Thorpe did not deserve to be foiled one good hit from a century after batting splendidly from the ninth over, organising a steady acceleration in Surrey's progress from a slow beginning. Shaun Pollock and Tim Munton each bowled tightly with the new ball on a slow pitch and Surrey fell well behind the rate they had probably been planning for.

However, a third-wicket stand between Thorpe and Alistair Brown added 83 in 14 overs before Brown played across one from Gladstone Small. Further improvement came when Thorpe was joined by Hollioake, who needed only 46 balls to reach 51 in an exciting exhibition of powerful hitting that did some damage to Munton's analysis and looked good for a few more until, swinging at Pollock, he found Small lying in wait on the midwicket boundary.

The partnership added 92 in the 13 most valuable overs of the innings, ending when Ashley Giles, the left-arm spinner, gained an lbw verdict bowling over the wicket to Thorpe, who had faced 139 balls, hitting 10 of them for fours.
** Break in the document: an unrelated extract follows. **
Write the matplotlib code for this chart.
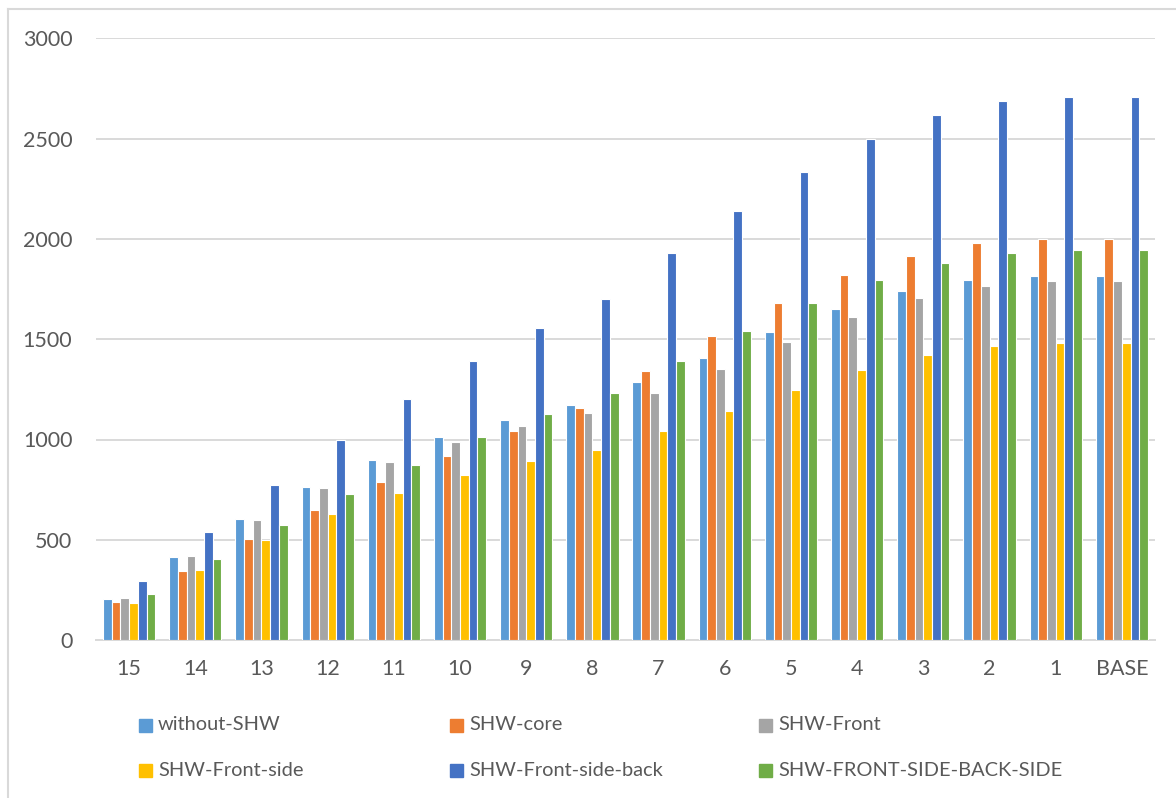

Warwickshire started briskly in pursuit of their target and were ahead of Surrey's scoring rate when they reached 158 for 3 in the 40th over, but the loss of Knight began a collapse in which their last seven wickets fell for 45 runs, Lewis producing two fine deliveries in the space of four balls to dismiss Trevor Penney and Michael Burns on his way to figures of 3 for 33.